**Dataset section**
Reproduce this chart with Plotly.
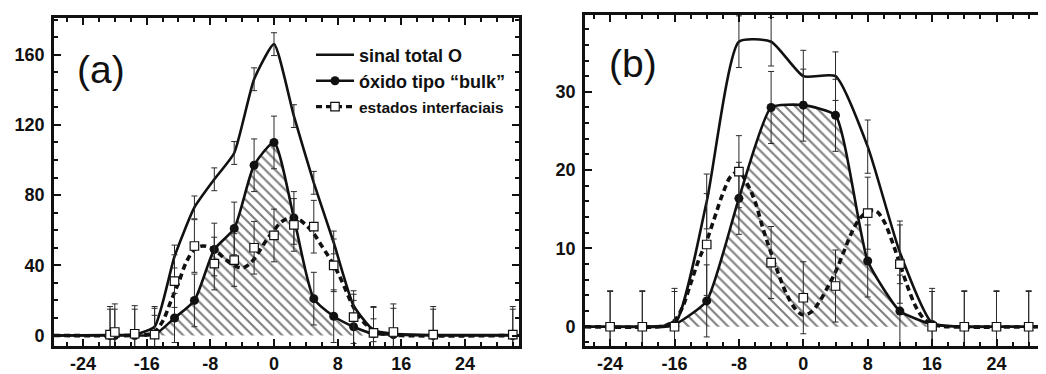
import plotly.graph_objects as go

# ---------------- data: panel (a) ----------------
A_X = [-20.6, -20, -17.5, -15, -12.5, -10, -7.5, -5, -2.5, 0, 2.5, 5, 7.5, 10, 12.5, 15, 20, 30]
A_TOTAL = [0.3, 0.3, 0.5, 5, 45, 73, 89, 104, 146, 166, 125, 87, 53, 17, 3, 1, 0.3, 0.3]
A_TOTAL_ERR = [0, 0, 0, 6.5, 6.5, 6.5, 6.5, 6.5, 6.5, 6.5, 6.5, 6.5, 6.5, 6.5, 6.5, 0, 0, 0]
A_BULK = [0, 0, 0, 0.5, 10, 20, 49, 61, 97, 110, 67, 21, 11, 5, 1, 0.5, 0, 0]
A_BULK_ERR = [15, 15, 15, 15, 14, 15, 15, 15, 15, 15, 15, 15, 15, 15, 15, 15, 15, 15]
A_INTERF = [0.5, 2, 1, 0.5, 31, 51, 41, 43, 50, 57, 63, 62, 40, 10.5, 1.5, 2, 0.5, 0.5]
A_INTERF_ERR = [16, 16, 16, 16, 15, 15, 15, 15, 15, 15, 15, 15, 15, 15, 15, 16, 16, 16]
A_FIT_X = [-18, -16, -15, -14, -13, -12, -11, -10, -9, -8, -7, -6, -5, -4, -3, -2, -1, 0,
           1, 2, 3, 4, 5, 6, 7, 8, 9, 10, 11, 12, 13, 14, 16]
A_FIT_INTERF = [0, 0.5, 2, 8, 19, 30, 42, 49, 51, 50, 47, 43, 40, 38.5, 41, 47, 54, 60,
                65, 67, 66.5, 63, 58, 51, 44, 36, 26, 16, 9, 4.5, 2, 0.7, 0]
A_XRANGE = [-27.64, 30.78]
A_YRANGE = [-5.98, 180.9]
A_YTICKS = [0, 40, 80, 120, 160]

# ---------------- data: panel (b) ----------------
B_X = [-24, -20, -16, -12, -8, -4, 0, 4, 8, 12, 16, 20, 24, 28]
B_TOTAL = [0, 0, 0.3, 16, 36.4, 36.4, 32, 32, 23, 9.5, 0.5, 0, 0, 0]
B_TOTAL_ERR = [0, 0, 0, 3.5, 3.3, 3.1, 3.3, 3.1, 3.4, 4, 0, 0, 0, 0]
B_BULK = [0, 0, 0.3, 3.3, 16.4, 28, 28.3, 27, 8.4, 2, 0.3, 0, 0, 0]
B_BULK_ERR = [4.6, 4.6, 4.6, 4.6, 4.6, 4.6, 4.6, 4.6, 4.6, 4.6, 4.6, 4.6, 4.6, 4.6]
B_INTERF = [0, 0, 0, 10.5, 19.8, 8.2, 3.7, 5.2, 14.5, 8, 0, 0, 0, 0]
B_INTERF_ERR = [4.5, 4.5, 4.5, 6.5, 4.6, 4.6, 4.6, 4.6, 4.6, 5, 4.5, 4.5, 4.5, 4.5]
B_FIT_X = [-18, -17, -16, -15, -14, -13, -12, -11, -10, -9, -8, -7, -6, -5, -4, -3, -2, -1, 0,
           1, 2, 3, 4, 5, 6, 7, 8, 9, 10, 11, 12, 13, 14, 15, 16, 17, 18]
B_FIT_INTERF = [0, 0.2, 0.8, 2.5, 5.5, 8.5, 11, 14, 17, 19.2, 19.8, 18.3, 16, 12.5, 9.4, 6.5, 4, 2.3, 1.5,
                1.9, 3.2, 5, 7, 9.5, 12, 13.8, 14.7, 14.8, 13.5, 11, 8, 5, 2.5, 1, 0.3, 0.1, 0]
B_XRANGE = [-27.12, 30.15]
B_YRANGE = [-2.46, 39.81]
B_YTICKS = [0, 10, 20, 30]

X_TICKS = [-24, -16, -8, 0, 8, 16, 24]
X_TICK_LABELS = ["-24", "-16", "-8", "0", "8", "16", "24"]

NAMES = ["sinal total O", "óxido tipo “bulk”", "estados interfaciais"]
PANEL_LABELS = ["(a)", "(b)"]

FONT = "Liberation Sans, Arial, Helvetica, sans-serif"
BLACK = "#111111"
ERRC = "#2a2a2a"

# page body has an 8px margin: figure is laid out in page pixels minus that offset
OFF = 8
W, H = 1046 - OFF, 374 - OFF


def PX(px):
    return (px - OFF) / W


def PY(py):
    return 1 - (py - OFF) / H


fig = go.Figure()


def ext(xs, ys, rng):
    return [rng[0]] + list(xs) + [rng[1]], [0] + list(ys) + [0]


def add_panel(xa, ya, X, TOT, TOT_E, BULK, BULK_E, INT, INT_E, FX, FY, rng, tot_smooth, bulk_smooth):
    bx, by = ext(X, BULK, rng)
    fig.add_trace(go.Scatter(x=bx, y=by, mode="lines", xaxis=xa, yaxis=ya,
                             line=dict(color="rgba(60,60,60,0.9)", width=0.8, shape="spline", smoothing=bulk_smooth),
                             fill="tozeroy", fillcolor="rgba(0,0,0,0)",
                             fillpattern=dict(shape="\\", size=7, solidity=0.3, fgcolor="#000000",
                                              bgcolor="rgba(255,255,255,0)"),
                             showlegend=False, hoverinfo="skip"))
    tx, ty = ext(X, TOT, rng)
    fig.add_trace(go.Scatter(x=tx, y=ty, mode="lines", xaxis=xa, yaxis=ya,
                             line=dict(color=BLACK, width=2.6, shape="spline", smoothing=tot_smooth),
                             showlegend=False, hoverinfo="skip"))
    fig.add_trace(go.Scatter(x=bx, y=by, mode="lines", xaxis=xa, yaxis=ya,
                             line=dict(color=BLACK, width=2.6, shape="spline", smoothing=bulk_smooth),
                             showlegend=False, hoverinfo="skip"))
    fx, fy = ext(FX, FY, rng)
    fig.add_trace(go.Scatter(x=fx, y=fy, mode="lines", xaxis=xa, yaxis=ya,
                             line=dict(color=BLACK, width=3.6, dash="6px,4px", shape="spline", smoothing=1),
                             showlegend=False, hoverinfo="skip"))
    fig.add_trace(go.Scatter(x=X, y=TOT, mode="markers", xaxis=xa, yaxis=ya,
                             marker=dict(size=1, color="rgba(0,0,0,0)"),
                             error_y=dict(type="data", array=TOT_E, color=ERRC, thickness=1, width=3),
                             showlegend=False, hoverinfo="skip"))
    fig.add_trace(go.Scatter(x=X, y=BULK, mode="markers", xaxis=xa, yaxis=ya,
                             marker=dict(size=9, color=BLACK, symbol="circle"),
                             error_y=dict(type="data", array=BULK_E, color=ERRC, thickness=1, width=3),
                             showlegend=False, hoverinfo="skip"))
    fig.add_trace(go.Scatter(x=X, y=INT, mode="markers", xaxis=xa, yaxis=ya,
                             marker=dict(size=8.5, color="white", symbol="square",
                                         line=dict(color=BLACK, width=1.2)),
                             error_y=dict(type="data", array=INT_E, color=ERRC, thickness=1, width=3),
                             showlegend=False, hoverinfo="skip"))


add_panel("x", "y", A_X, A_TOTAL, A_TOTAL_ERR, A_BULK, A_BULK_ERR, A_INTERF, A_INTERF_ERR,
          A_FIT_X, A_FIT_INTERF, A_XRANGE, 0.5, 0.6)
add_panel("x2", "y2", B_X, B_TOTAL, B_TOTAL_ERR, B_BULK, B_BULK_ERR, B_INTERF, B_INTERF_ERR,
          B_FIT_X, B_FIT_INTERF, B_XRANGE, 0.55, 0.5)

# legend-only entries, one legend per row so rows can be placed exactly
fig.add_trace(go.Scatter(x=[None], y=[None], mode="lines", name=NAMES[0], legend="legend",
                         line=dict(color=BLACK, width=2.6)))
fig.add_trace(go.Scatter(x=[None], y=[None], mode="lines+markers", name=NAMES[1], legend="legend2",
                         line=dict(color=BLACK, width=2.6), marker=dict(size=9, color=BLACK)))
fig.add_trace(go.Scatter(x=[None], y=[None], mode="lines+markers", name=NAMES[2], legend="legend3",
                         line=dict(color=BLACK, width=3.4, dash="6px,4px"),
                         marker=dict(size=8.5, color="white", symbol="square", line=dict(color=BLACK, width=1.2))))

tickfont = dict(family=FONT, size=18, color=BLACK, weight="bold")


def xax(dom, rng, anchor):
    return dict(domain=dom, range=rng, anchor=anchor, automargin=False,
                tickmode="array", tickvals=X_TICKS, ticktext=X_TICK_LABELS,
                ticks="inside", ticklen=7, tickwidth=2, tickcolor=BLACK,
                minor=dict(dtick=2, tick0=0, ticks="inside", ticklen=4, tickwidth=1.6, tickcolor=BLACK),
                showline=True, linewidth=2.6, linecolor=BLACK, mirror="ticks",
                showgrid=False, zeroline=False, tickfont=tickfont, ticklabelstandoff=0, fixedrange=True)


def yax(dom, rng, tv, minor_dt, anchor, mirror):
    return dict(domain=dom, range=rng, anchor=anchor, automargin=False,
                tickmode="array", tickvals=tv, ticktext=[str(v) for v in tv],
                ticks="inside", ticklen=7, tickwidth=2, tickcolor=BLACK,
                minor=dict(dtick=minor_dt, tick0=0, ticks="inside", ticklen=4, tickwidth=1.6, tickcolor=BLACK),
                showline=True, linewidth=2.6, linecolor=BLACK, mirror=mirror,
                showgrid=False, zeroline=False, tickfont=tickfont, ticklabelstandoff=3, fixedrange=True)


def leg(py, size):
    return dict(x=PX(311), y=PY(py), xanchor="left", yanchor="middle",
                bgcolor="rgba(255,255,255,0)", borderwidth=0, itemwidth=38,
                font=dict(family=FONT, size=size, color=BLACK, weight="bold"))


fig.update_layout(
    width=W, height=H,
    margin=dict(l=0, r=0, t=0, b=0, autoexpand=False),
    paper_bgcolor="white", plot_bgcolor="white",
    xaxis=xax([PX(54), PX(519)], A_XRANGE, "y"),
    yaxis=yax([PY(346), PY(18)], A_YRANGE, A_YTICKS, 10, "x", "ticks"),
    xaxis2=xax([PX(585), 1.0], B_XRANGE, "y2"),
    yaxis2=yax([PY(346), PY(15)], B_YRANGE, B_YTICKS, 2, "x2", False),
    showlegend=True,
    legend=leg(55, 18),
    legend2=leg(81, 18),
    legend3=leg(107, 15.5),
    annotations=[
        dict(text=PANEL_LABELS[0], x=PX(101), y=PY(70), xref="paper", yref="paper",
             xanchor="center", yanchor="middle",
             showarrow=False, font=dict(family=FONT, size=39, color=BLACK)),
        dict(text=PANEL_LABELS[1], x=PX(633), y=PY(63), xref="paper", yref="paper",
             xanchor="center", yanchor="middle",
             showarrow=False, font=dict(family=FONT, size=39, color=BLACK)),
    ],
)

fig.write_html("out.html")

**Task goal**
Omitting all pictures, restate exactly the lines of the material from its start through the line that contains "import plotly.graph_objects as go".

**Final answer**
Reproduce this chart with Plotly.
import plotly.graph_objects as go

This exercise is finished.